It's not clear to me that HE having reserved AS numbers in THEIR routing table is actually a problem. These AS numbers are actually reserved for private use. Perhaps they have a customer who wants to do BGP but doesn't want to register their own AS number and is single-homed to HE. In this case, HE can assign them a reserved AS number to use for the session and as long as HE strips that AS number when it leaves THEIR network, things are working as intended.

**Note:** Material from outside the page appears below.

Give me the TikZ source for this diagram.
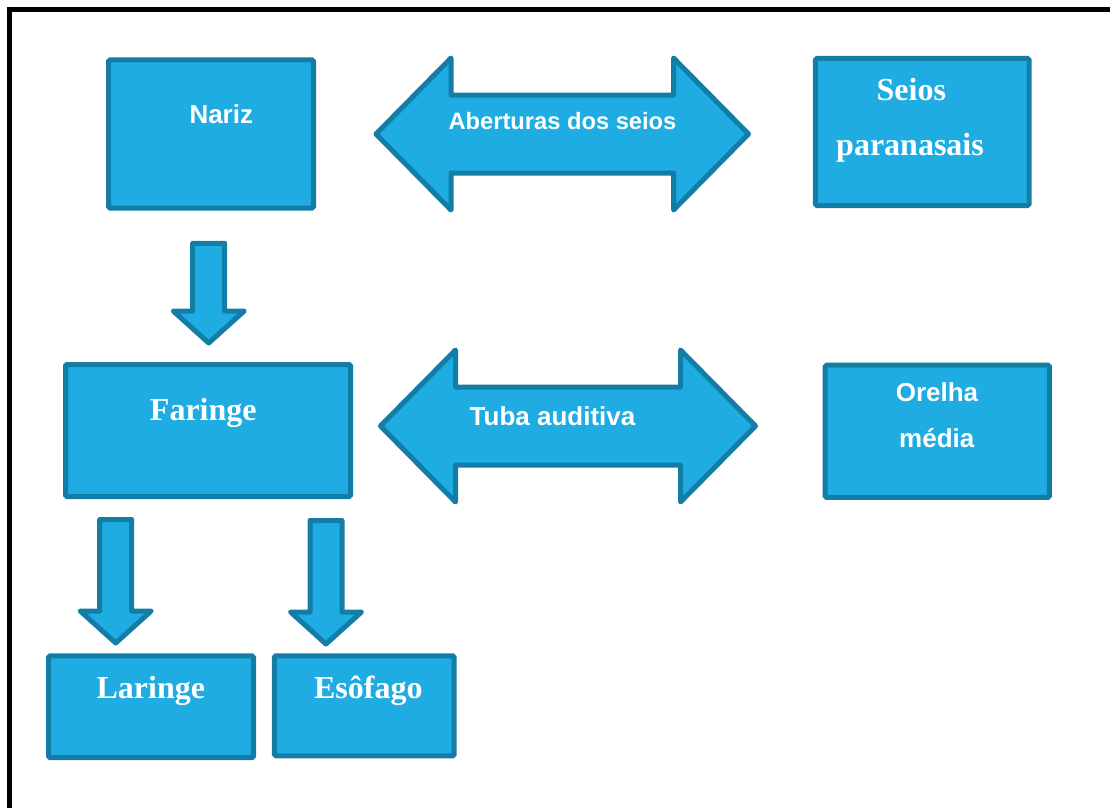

On Wed, Feb 5, 2020, 11:32 PM Ronald F. Guilmette <rfg@tristatelogic.com> wrote:
In message <20200206013024.4B0B213C261D@ary.qy>,
"John Levine" <johnl@iecc.com> wrote:

>1800vitamins.org has a web site at 12.180.219.234 which looks like
>they would sell me vitamins should I or my dog need any.
>
>Routeviews tells me that IP is in AS19111, routed via AS7018.  AS7018
>is AT&T which isn't surprising for a 12/8 address, but ARIN says
>AS19111 doesn't exist.  Huh?

John you have no idea how many folks are using how many bogon ASNs
as we speak.  Nobody does.  Even the guy who is doing weekly routing
table reports isn't listing them all, I think, even after I talked
to him and convinced him to list more things as bogon announcements
than he formerly was listing.  (I think his bogin lists are still not
nearly complete, e.g. if one takes into account bogon ASN announcments.)

Go to bgp.he.net and type in any number from 65000 upwards and look at
all of the effing route announcements!  These are all invalid/reserved
AS numbers which *nobody* should be announcing routes for, at least not
into the global routing table.  And yet the Internet is absolutely awash
in this garbage.

Try to think of a word that is the absolute antonym of "hygiene" and
that's the global routing table.

This stuff would be funny if only it wasn't so sick and pathetic.

Even if we forget about all of the morons who are -using- these invalid
ASNs for actually routing bits to their IPs, you have to ask yourself:
Who are all of the morons who are -peering- with these invalid ASNs?

Regards,
rfg


P.S.  Remember, out of all of the networking engineers in the entire world,
by definition, half of them are of below average intelligence.